Data excerpt:
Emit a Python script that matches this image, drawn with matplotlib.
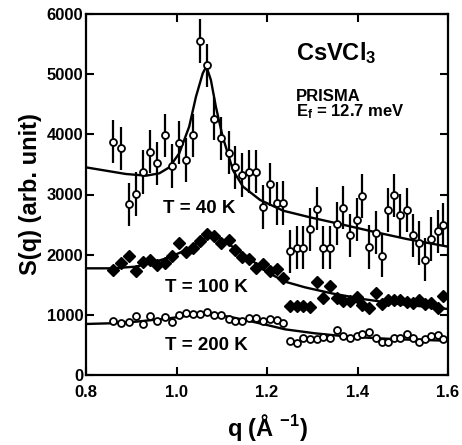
import matplotlib
matplotlib.use("Agg")
import matplotlib.pyplot as plt

plt.rcParams['font.family'] = ['Liberation Sans', 'DejaVu Sans']
plt.rcParams['font.weight'] = 'bold'
plt.rcParams['mathtext.fontset'] = 'custom'
plt.rcParams['mathtext.rm'] = 'Liberation Sans:bold'
plt.rcParams['mathtext.bf'] = 'Liberation Sans:bold'
plt.rcParams['mathtext.default'] = 'rm'

# ---- data ----
q = [0.860, 0.877, 0.894, 0.910, 0.927, 0.942, 0.958, 0.974, 0.990, 1.005,
     1.022, 1.037, 1.052, 1.067, 1.083, 1.099, 1.115, 1.130, 1.145, 1.161,
     1.176, 1.191, 1.207, 1.221, 1.236,
     1.251, 1.266, 1.280, 1.295, 1.310, 1.324, 1.339, 1.354, 1.369, 1.383,
     1.398, 1.411, 1.426, 1.441, 1.455, 1.467, 1.481, 1.495, 1.509, 1.523,
     1.537, 1.550, 1.563, 1.578, 1.590]

S40 = [3877, 3768, 2837, 3008, 3374, 3711, 3518, 3983, 3474, 3861,
       3573, 3983, 5551, 5147, 4260, 3933, 3695, 3452, 3324, 3379,
       3379, 2790, 3170, 2855, 2860,
       2055, 2116, 2116, 2421, 2767, 2118, 2118, 2515, 2781, 2319,
       2580, 2975, 2128, 2366, 1986, 2742, 2988, 2651, 2742, 2319,
       2194, 1916, 2258, 2390, 2500]
err40 = 360

S100 = [1740, 1856, 1985, 1730, 1884, 1905, 1822, 1865, 1985, 2194,
        2050, 2105, 2225, 2350, 2305, 2194, 2236, 2075, 1967, 1923,
        1773, 1853, 1735, 1756, 1617,
        1152, 1152, 1152, 1130, 1546, 1285, 1479, 1285, 1230, 1230,
        1291, 1158, 1119, 1357, 1180, 1246, 1246, 1246, 1213, 1196,
        1246, 1180, 1196, 1119, 1313]
err100 = 80

S200 = [897, 859, 881, 981, 848, 981, 892, 970, 881, 992,
        1036, 1008, 1014, 1047, 992, 1003, 936, 897, 897, 953,
        953, 905, 930, 914, 859,
        565, 527, 620, 603, 603, 637, 620, 748, 648, 620,
        648, 676, 715, 620, 548, 548, 609, 609, 687, 609,
        548, 592, 648, 659, 603]

# fit curves
qfit40 = [0.80, 0.844, 0.888, 0.933, 0.962, 0.984, 1.006, 1.028, 1.043, 1.058,
          1.066, 1.076, 1.087, 1.102, 1.125, 1.147, 1.185, 1.236, 1.295, 1.361,
          1.435, 1.509, 1.60]
Sfit40 = [3451, 3396, 3341, 3313, 3352, 3451, 3684, 4127, 4625, 5014,
          5130, 4903, 4460, 3961, 3400, 3130, 2908, 2730, 2621, 2510,
          2382, 2260, 2133]

qfit100 = [0.80, 0.859, 0.910, 0.947, 0.984, 1.021, 1.050, 1.073, 1.095, 1.124,
           1.161, 1.198, 1.240, 1.284, 1.343, 1.416, 1.490, 1.60]
Sfit100 = [1773, 1773, 1801, 1867, 1956, 2077, 2216, 2310, 2272, 2133,
           1939, 1720, 1551, 1457, 1357, 1258, 1180, 1097]

qfit200 = [0.80, 0.852, 0.910, 0.984, 1.035, 1.073, 1.117, 1.168, 1.20, 1.240,
           1.306, 1.380, 1.490, 1.60]
Sfit200 = [848, 859, 886, 942, 997, 1008, 969, 886, 831, 759,
           693, 637, 593, 570]

xticks = [0.8, 1.0, 1.2, 1.4, 1.6]
xticklabels = ['0.8', '1.0', '1.2', '1.4', '1.6']
yticks = [0, 1000, 2000, 3000, 4000, 5000, 6000]

# ---- figure ----
fig = plt.figure(figsize=(4.62, 4.45), dpi=100)
ax = fig.add_axes([86/462, 1-375/445, (448-86)/462, (375-14)/445])

ax.plot(qfit40, Sfit40, color='black', lw=1.7, zorder=2)
ax.plot(qfit100, Sfit100, color='black', lw=1.7, zorder=2)
ax.plot(qfit200, Sfit200, color='black', lw=1.7, zorder=2)

ax.errorbar(q, S40, yerr=err40, fmt='o', ms=5, mfc='white', mec='black',
            mew=1.3, ecolor='black', elinewidth=1.6, capsize=0, zorder=3)
ax.errorbar(q, S100, yerr=err100, fmt='D', ms=5.8, mfc='black', mec='black',
            mew=1.0, ecolor='black', elinewidth=1.6, capsize=0, zorder=3)
ax.plot(q, S200, 'o', ms=5, mfc='white', mec='black', mew=1.3, zorder=3)

ax.set_xlim(0.8, 1.6)
ax.set_ylim(0, 6000)
ax.set_xticks(xticks)
ax.set_xticklabels(xticklabels)
ax.set_yticks(yticks)
ax.tick_params(direction='in', length=6, width=1.5, top=True, right=True,
               labelsize=12, pad=2)
ax.tick_params(axis='x', pad=7)
for lab in ax.get_xticklabels() + ax.get_yticklabels():
    lab.set_fontweight('bold')
for sp in ax.spines.values():
    sp.set_linewidth(1.6)

ax.set_xlabel(r'q (Å $^{-1}$)', fontsize=17, fontweight='bold', labelpad=9)
ax.set_ylabel('S(q) (arb. unit)', fontsize=17, fontweight='bold', labelpad=3)

ax.text(1.264, 5235, r'CsVCl$_3$', fontsize=17, fontweight='bold', va='baseline')
ax.text(1.264, 4560, 'PRISMA', fontsize=12, fontweight='bold', va='baseline')
ax.text(1.264, 4293, r'E$_f$ = 12.7 meV', fontsize=12, fontweight='bold', va='baseline')
ax.text(0.970, 2692, 'T = 40 K', fontsize=13.5, fontweight='bold', va='baseline')
ax.text(0.975, 1379, 'T = 100 K', fontsize=13.5, fontweight='bold', va='baseline')
ax.text(0.975, 415, 'T = 200 K', fontsize=13.5, fontweight='bold', va='baseline')

fig.savefig('out.png', dpi=100)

Aim of the task:
Write out the whole listing again, exactly, with no pictures.

Solved problem:
Emit a Python script that matches this image, drawn with matplotlib.
import matplotlib
matplotlib.use("Agg")
import matplotlib.pyplot as plt

plt.rcParams['font.family'] = ['Liberation Sans', 'DejaVu Sans']
plt.rcParams['font.weight'] = 'bold'
plt.rcParams['mathtext.fontset'] = 'custom'
plt.rcParams['mathtext.rm'] = 'Liberation Sans:bold'
plt.rcParams['mathtext.bf'] = 'Liberation Sans:bold'
plt.rcParams['mathtext.default'] = 'rm'

# ---- data ----
q = [0.860, 0.877, 0.894, 0.910, 0.927, 0.942, 0.958, 0.974, 0.990, 1.005,
     1.022, 1.037, 1.052, 1.067, 1.083, 1.099, 1.115, 1.130, 1.145, 1.161,
     1.176, 1.191, 1.207, 1.221, 1.236,
     1.251, 1.266, 1.280, 1.295, 1.310, 1.324, 1.339, 1.354, 1.369, 1.383,
     1.398, 1.411, 1.426, 1.441, 1.455, 1.467, 1.481, 1.495, 1.509, 1.523,
     1.537, 1.550, 1.563, 1.578, 1.590]

S40 = [3877, 3768, 2837, 3008, 3374, 3711, 3518, 3983, 3474, 3861,
       3573, 3983, 5551, 5147, 4260, 3933, 3695, 3452, 3324, 3379,
       3379, 2790, 3170, 2855, 2860,
       2055, 2116, 2116, 2421, 2767, 2118, 2118, 2515, 2781, 2319,
       2580, 2975, 2128, 2366, 1986, 2742, 2988, 2651, 2742, 2319,
       2194, 1916, 2258, 2390, 2500]
err40 = 360

S100 = [1740, 1856, 1985, 1730, 1884, 1905, 1822, 1865, 1985, 2194,
        2050, 2105, 2225, 2350, 2305, 2194, 2236, 2075, 1967, 1923,
        1773, 1853, 1735, 1756, 1617,
        1152, 1152, 1152, 1130, 1546, 1285, 1479, 1285, 1230, 1230,
        1291, 1158, 1119, 1357, 1180, 1246, 1246, 1246, 1213, 1196,
        1246, 1180, 1196, 1119, 1313]
err100 = 80

S200 = [897, 859, 881, 981, 848, 981, 892, 970, 881, 992,
        1036, 1008, 1014, 1047, 992, 1003, 936, 897, 897, 953,
        953, 905, 930, 914, 859,
        565, 527, 620, 603, 603, 637, 620, 748, 648, 620,
        648, 676, 715, 620, 548, 548, 609, 609, 687, 609,
        548, 592, 648, 659, 603]

# fit curves
qfit40 = [0.80, 0.844, 0.888, 0.933, 0.962, 0.984, 1.006, 1.028, 1.043, 1.058,
          1.066, 1.076, 1.087, 1.102, 1.125, 1.147, 1.185, 1.236, 1.295, 1.361,
          1.435, 1.509, 1.60]
Sfit40 = [3451, 3396, 3341, 3313, 3352, 3451, 3684, 4127, 4625, 5014,
          5130, 4903, 4460, 3961, 3400, 3130, 2908, 2730, 2621, 2510,
          2382, 2260, 2133]

qfit100 = [0.80, 0.859, 0.910, 0.947, 0.984, 1.021, 1.050, 1.073, 1.095, 1.124,
           1.161, 1.198, 1.240, 1.284, 1.343, 1.416, 1.490, 1.60]
Sfit100 = [1773, 1773, 1801, 1867, 1956, 2077, 2216, 2310, 2272, 2133,
           1939, 1720, 1551, 1457, 1357, 1258, 1180, 1097]

qfit200 = [0.80, 0.852, 0.910, 0.984, 1.035, 1.073, 1.117, 1.168, 1.20, 1.240,
           1.306, 1.380, 1.490, 1.60]
Sfit200 = [848, 859, 886, 942, 997, 1008, 969, 886, 831, 759,
           693, 637, 593, 570]

xticks = [0.8, 1.0, 1.2, 1.4, 1.6]
xticklabels = ['0.8', '1.0', '1.2', '1.4', '1.6']
yticks = [0, 1000, 2000, 3000, 4000, 5000, 6000]

# ---- figure ----
fig = plt.figure(figsize=(4.62, 4.45), dpi=100)
ax = fig.add_axes([86/462, 1-375/445, (448-86)/462, (375-14)/445])

ax.plot(qfit40, Sfit40, color='black', lw=1.7, zorder=2)
ax.plot(qfit100, Sfit100, color='black', lw=1.7, zorder=2)
ax.plot(qfit200, Sfit200, color='black', lw=1.7, zorder=2)

ax.errorbar(q, S40, yerr=err40, fmt='o', ms=5, mfc='white', mec='black',
            mew=1.3, ecolor='black', elinewidth=1.6, capsize=0, zorder=3)
ax.errorbar(q, S100, yerr=err100, fmt='D', ms=5.8, mfc='black', mec='black',
            mew=1.0, ecolor='black', elinewidth=1.6, capsize=0, zorder=3)
ax.plot(q, S200, 'o', ms=5, mfc='white', mec='black', mew=1.3, zorder=3)

ax.set_xlim(0.8, 1.6)
ax.set_ylim(0, 6000)
ax.set_xticks(xticks)
ax.set_xticklabels(xticklabels)
ax.set_yticks(yticks)
ax.tick_params(direction='in', length=6, width=1.5, top=True, right=True,
               labelsize=12, pad=2)
ax.tick_params(axis='x', pad=7)
for lab in ax.get_xticklabels() + ax.get_yticklabels():
    lab.set_fontweight('bold')
for sp in ax.spines.values():
    sp.set_linewidth(1.6)

ax.set_xlabel(r'q (Å $^{-1}$)', fontsize=17, fontweight='bold', labelpad=9)
ax.set_ylabel('S(q) (arb. unit)', fontsize=17, fontweight='bold', labelpad=3)

ax.text(1.264, 5235, r'CsVCl$_3$', fontsize=17, fontweight='bold', va='baseline')
ax.text(1.264, 4560, 'PRISMA', fontsize=12, fontweight='bold', va='baseline')
ax.text(1.264, 4293, r'E$_f$ = 12.7 meV', fontsize=12, fontweight='bold', va='baseline')
ax.text(0.970, 2692, 'T = 40 K', fontsize=13.5, fontweight='bold', va='baseline')
ax.text(0.975, 1379, 'T = 100 K', fontsize=13.5, fontweight='bold', va='baseline')
ax.text(0.975, 415, 'T = 200 K', fontsize=13.5, fontweight='bold', va='baseline')

fig.savefig('out.png', dpi=100)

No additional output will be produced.